Même pour le grand Ian McKellen, c'est un rôle de méchant qui a permis à sa carrière de faire un bond spectaculaire et tardif. En effet, depuis qu'il a endossé le rôle de Eric Lensherr/Magneto dans la première trilogie des X-Men, de nombreux rôles importants lui ont été proposés. Son interprétation, tout en élégance lui a valu d'obtenir le rôle de Gandalf et son nom a d'ailleurs été mentionné pour remplacer Richard Harris dans le rôle de Dumbledore, suite à son décès. Fait intéressant, c'est la reprise du même rôle par Michael Fassbender, dans l'antépisode X-Men: First Class, qui a véritablement permis aux Américains de s'approprier l'acteur... comme quoi un bon personnage le demeure aisément, en autant que celui qui l'interprète ait la tête de l'emploi.

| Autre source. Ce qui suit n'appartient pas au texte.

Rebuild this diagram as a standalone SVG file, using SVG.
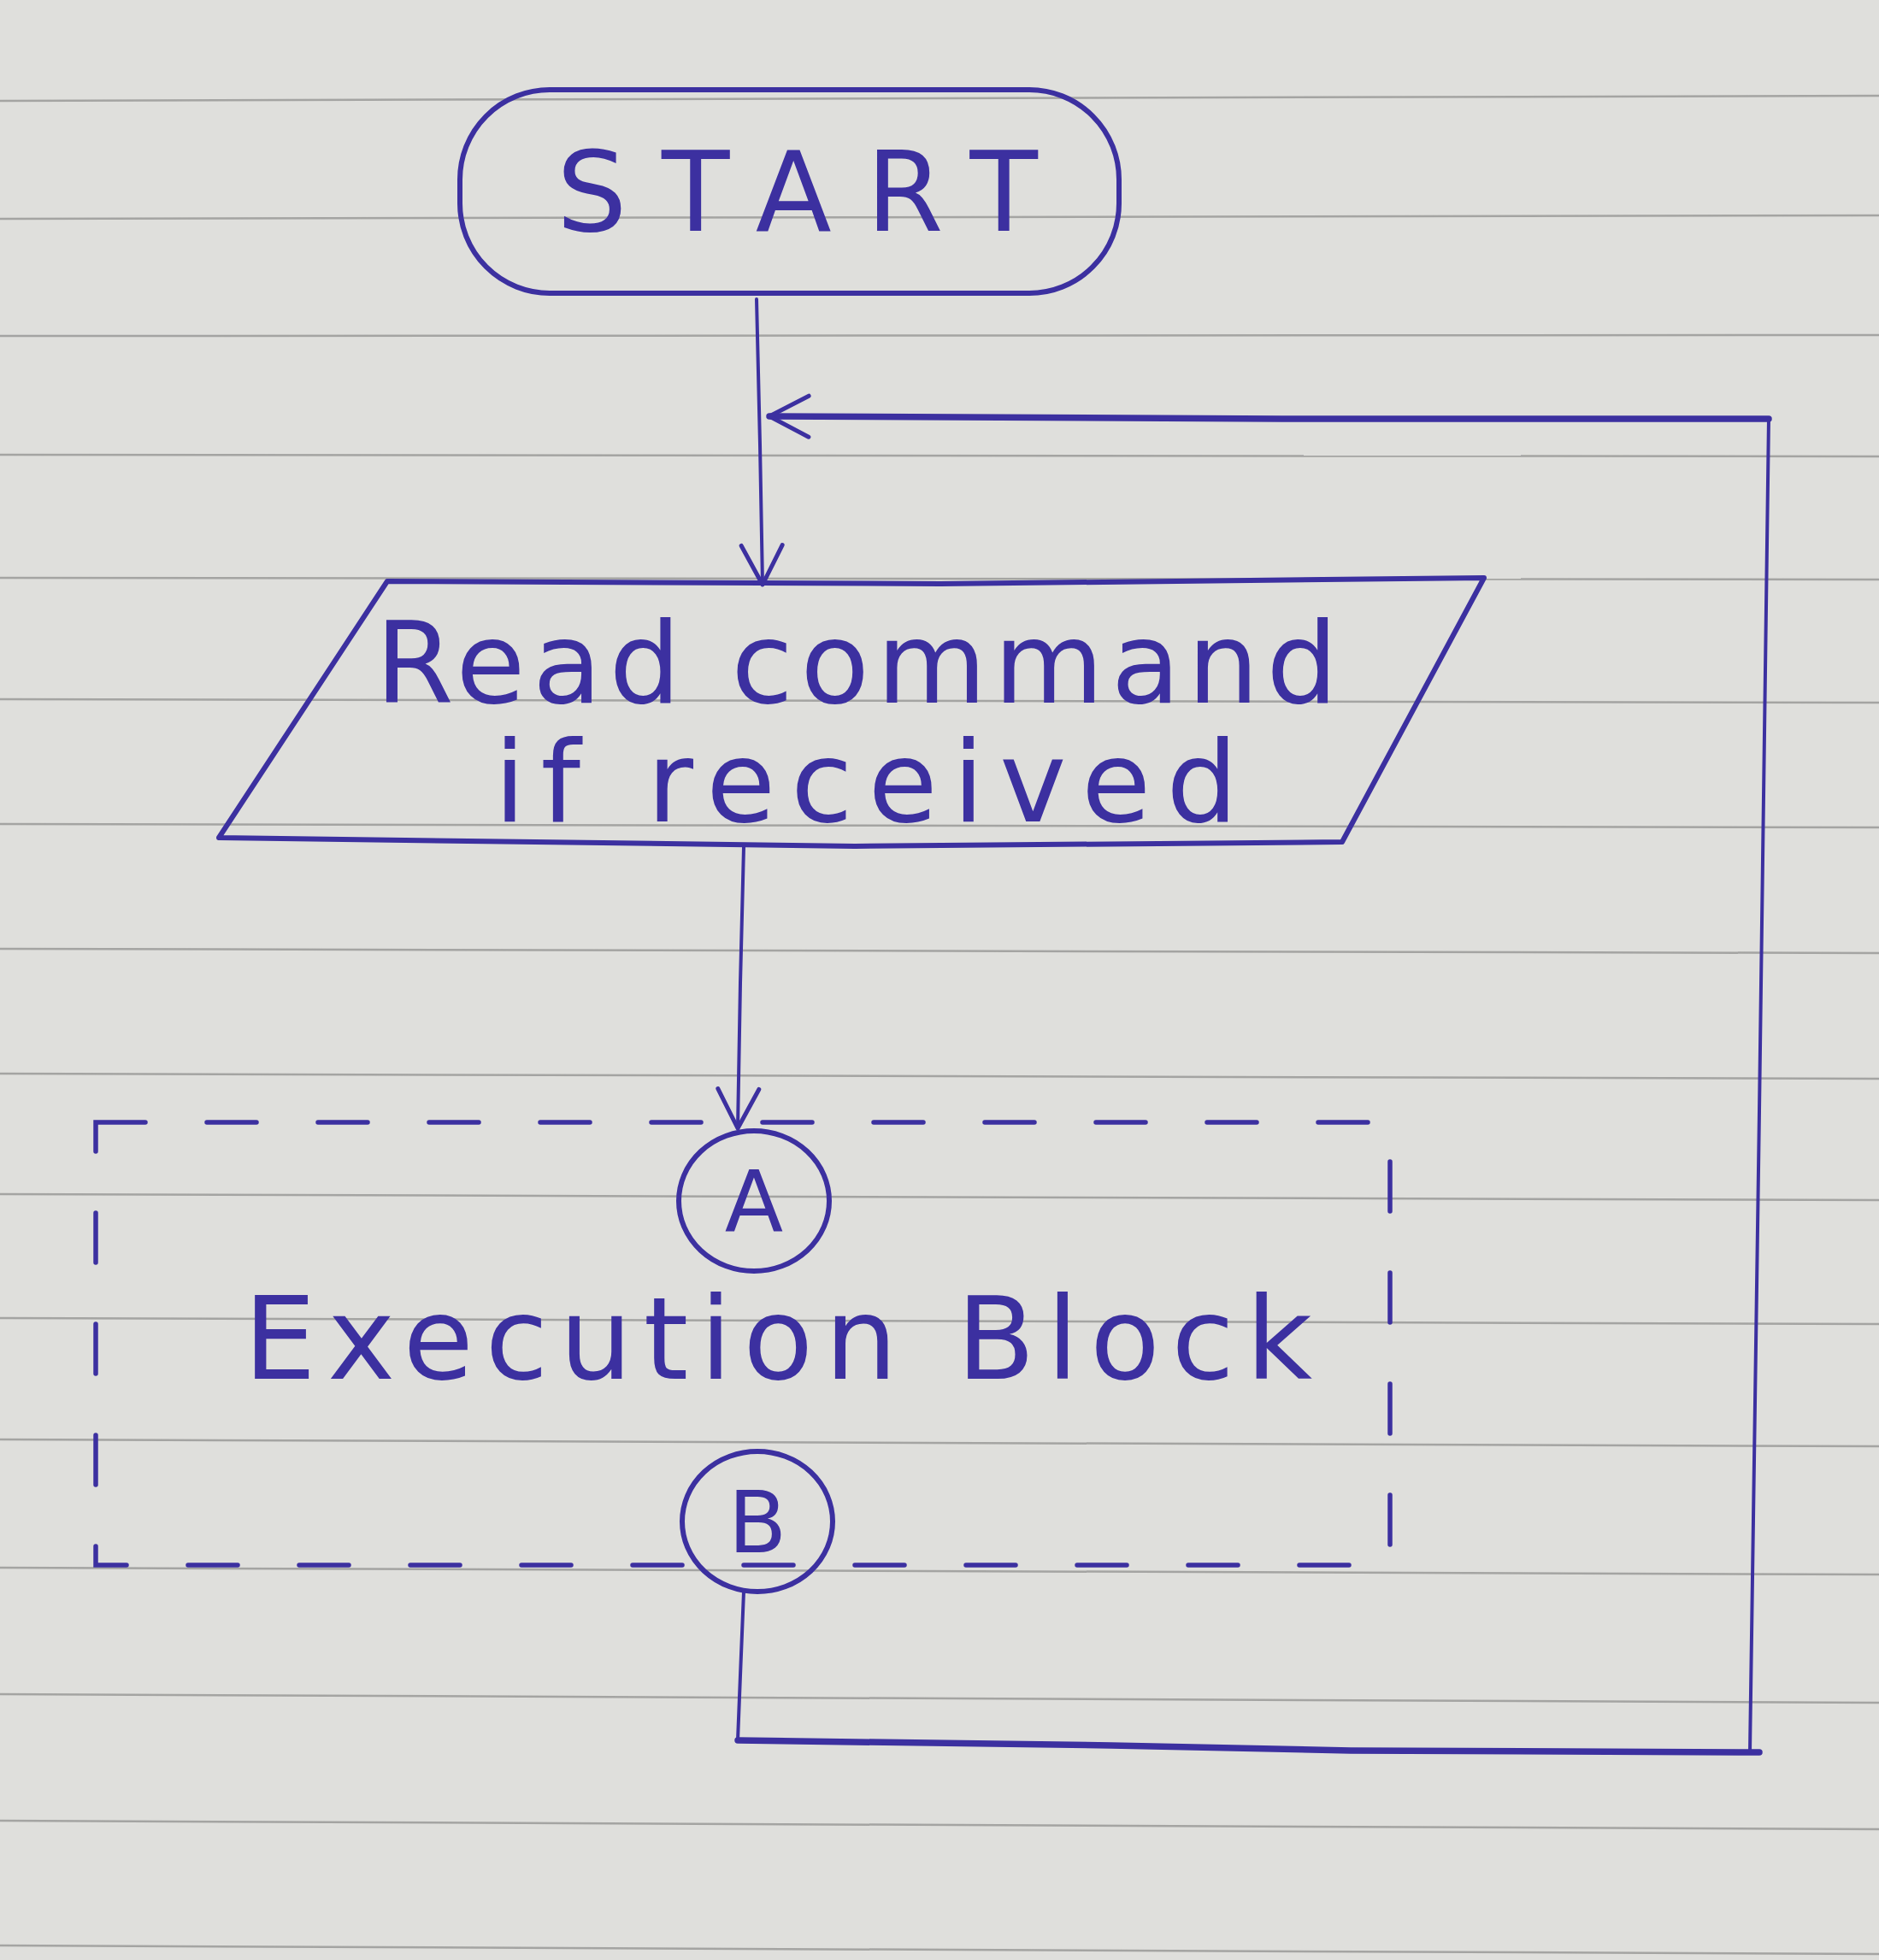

Au bout du compte, les acteurs de talent ne rechignent généralement pas à prendre les rôles de vilains, conscients qu'il peut s'agir de la vitrine parfaite pour démontrer l'étendue de leur répertoire. À mon sens, plus que les héros, ce sont les vilains qui rendent (ou non) un film ou une franchise véritablement épique. Pas surprenant donc que pour la nouvelle mouture de Superman, produite par Christopher Nolan, on ait choisi d'opposer au héros un ennemi issu de la même planète que lui : pour établir un héros comme Superman, il lui faut un rival à sa mesure... C'est peut-être enfin ce qui manque aux films de Marvel? Techniquement impeccables et outrageusement populaires, ils sont avant tout des objets de consommation éclatants et divertissants qui représentent parfaitement la société de laquelle ils sont issus : sans propos, amoraux et plutôt lisses... Cette société où on cherche constamment des héros à aduler ne sait pas quoi faire de ses méchants.